- _GIVEN DATA_:
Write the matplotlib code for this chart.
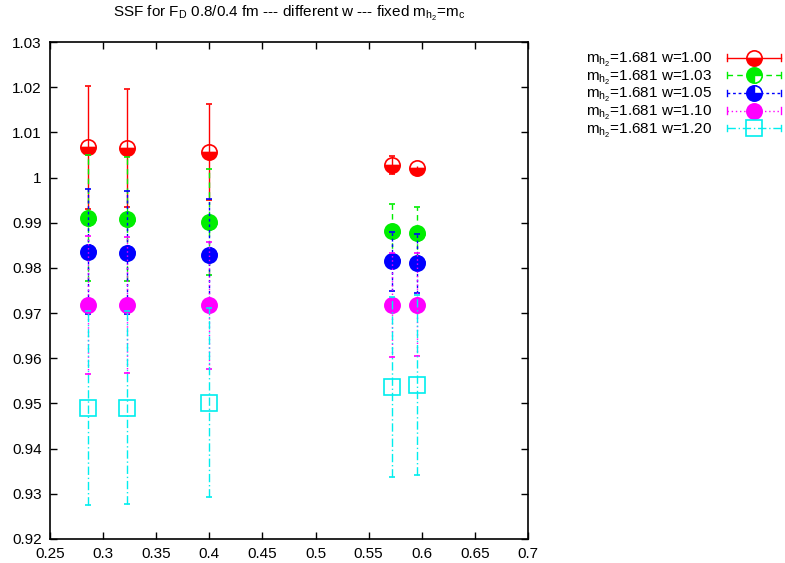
import matplotlib
matplotlib.use("Agg")
import matplotlib.pyplot as plt
from matplotlib.lines import Line2D
from matplotlib.path import Path
from matplotlib.legend_handler import HandlerLine2D, HandlerTuple
from matplotlib.ticker import FuncFormatter

plt.rcParams['font.family'] = ['Liberation Sans', 'DejaVu Sans']
plt.rcParams['mathtext.default'] = 'regular'

# ---- data ----
x = [0.2855, 0.3222, 0.400, 0.5719, 0.5955]

y_w100 = [1.0067, 1.0065, 1.0057, 1.0028, 1.0021]
e_w100 = [0.0136, 0.0131, 0.0106, 0.0020, 0.0004]
y_w103 = [0.9910, 0.9908, 0.9901, 0.9882, 0.9877]
e_w103 = [0.0139, 0.0137, 0.0117, 0.0060, 0.0057]
y_w105 = [0.9836, 0.9834, 0.9829, 0.9815, 0.9810]
e_w105 = [0.0139, 0.0137, 0.0123, 0.0065, 0.0065]
y_w110 = [0.9718, 0.9718, 0.9717, 0.9718, 0.9718]
e_w110 = [0.0152, 0.0151, 0.0141, 0.0115, 0.0114]
y_w120 = [0.9490, 0.9491, 0.9502, 0.9537, 0.9541]
e_w120 = [0.0214, 0.0214, 0.0209, 0.0199, 0.0199]

labels = [r"m$_{h_2}$=1.681 w=1.00", r"m$_{h_2}$=1.681 w=1.03", r"m$_{h_2}$=1.681 w=1.05",
          r"m$_{h_2}$=1.681 w=1.10", r"m$_{h_2}$=1.681 w=1.20"]
title = r"SSF for F$_D$ 0.8/0.4 fm --- different w --- fixed m$_{h_2}$=m$_c$"
xticks = [0.25, 0.3, 0.35, 0.4, 0.45, 0.5, 0.55, 0.6, 0.65, 0.7]
yticks = [0.92, 0.93, 0.94, 0.95, 0.96, 0.97, 0.98, 0.99, 1.0, 1.01, 1.02, 1.03]

fig = plt.figure(figsize=(7.85, 5.63), dpi=100)
ax = fig.add_axes([50/785, 24/563, 478/785, 497/563])

ms = 11
cap = 2.5
wedge_ur = Path.wedge(0, 90)
wedge_lr = Path.wedge(270, 360)

series = [
    (y_w100, e_w100, '#ff0000', '-', dict(marker='o', fillstyle='bottom', markerfacecoloralt='white'), None),
    (y_w103, e_w103, '#00ee00', (0, (4, 3)), dict(marker='o'), wedge_lr),
    (y_w105, e_w105, '#0000ff', (0, (2, 2)), dict(marker='o'), wedge_ur),
    (y_w110, e_w110, '#ff00ff', (0, (1, 2)), dict(marker='o'), None),
    (y_w120, e_w120, '#00eeee', (0, (6, 2, 1, 2)), dict(marker='s', markerfacecolor='none'), None),
]

handles = []
hmap = {}

class HandlerCapLine(HandlerLine2D):
    def create_artists(self, legend, orig_handle, xdescent, ydescent, width, height, fontsize, trans):
        arts = super().create_artists(legend, orig_handle, xdescent, ydescent, width, height, fontsize, trans)
        yc = height / 2 - ydescent
        h = 0.3 * height
        for xx in (-xdescent, width - xdescent):
            l = Line2D([xx, xx], [yc - h, yc + h], color=orig_handle.get_color(), lw=1)
            l.set_transform(trans)
            arts.append(l)
        return arts

for i, (yv, ev, col, ls, mk, wedge) in enumerate(series):
    kw = dict(markersize=ms if mk['marker'] == 'o' else 12, markeredgewidth=1.2, markeredgecolor=col)
    kw.update(mk)
    if 'markerfacecolor' not in kw:
        kw['markerfacecolor'] = col
    dl, caps, bars = ax.errorbar(x, yv, yerr=ev, color=col, linestyle='none', capsize=cap,
                                 elinewidth=1, capthick=1, zorder=2 + i, **kw)
    for b in bars:
        b.set_linestyle(ls)
        if i == 0:
            b.set_zorder(2.5)
    lh = Line2D([], [], color=col, linestyle=ls, lw=1, **kw)
    hmap[lh] = HandlerCapLine(numpoints=1)
    if wedge is not None:
        ax.plot(x, yv, linestyle='none', marker=wedge, markersize=ms, markerfacecolor='white',
                markeredgecolor=col, markeredgewidth=1, zorder=2 + i)
        wh = Line2D([], [], linestyle='none', marker=wedge, markersize=ms, markerfacecolor='white',
                    markeredgecolor=col, markeredgewidth=1)
        handles.append((lh, wh))
    else:
        handles.append(lh)

ax.set_xlim(0.25, 0.7)
ax.set_ylim(0.92, 1.03)
ax.set_xticks(xticks)
ax.set_yticks(yticks)
fmt = FuncFormatter(lambda v, p: ('%g' % round(v, 4)))
ax.xaxis.set_major_formatter(fmt)
ax.yaxis.set_major_formatter(fmt)
ax.tick_params(direction='in', length=5, width=1, labelsize=11, top=True, right=True, pad=6)
for s in ax.spines.values():
    s.set_linewidth(1.2)

ax.set_title(title, fontsize=11, pad=18)

hmap[tuple] = HandlerTuple(ndivide=1)
leg = fig.legend(handles, labels, handler_map=hmap, loc='upper left',
                 bbox_to_anchor=(586/785, 1 - 51/563), bbox_transform=fig.transFigure,
                 markerfirst=False, frameon=False, fontsize=11, handlelength=3.5,
                 labelspacing=-0.03, handletextpad=1.0, borderpad=0, borderaxespad=0)

fig.savefig("out.png", dpi=100)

- _EXERCISE OBJECTIVE_: Please repeat exactly the data above from its first line to the line that contains "x = [0.2855, 0.3222, 0.400, 0.5719, 0.5955]", inclusive, and leave every picture out.

- _EXERCISE ANSWER_:
Write the matplotlib code for this chart.
import matplotlib
matplotlib.use("Agg")
import matplotlib.pyplot as plt
from matplotlib.lines import Line2D
from matplotlib.path import Path
from matplotlib.legend_handler import HandlerLine2D, HandlerTuple
from matplotlib.ticker import FuncFormatter

plt.rcParams['font.family'] = ['Liberation Sans', 'DejaVu Sans']
plt.rcParams['mathtext.default'] = 'regular'

# ---- data ----
x = [0.2855, 0.3222, 0.400, 0.5719, 0.5955]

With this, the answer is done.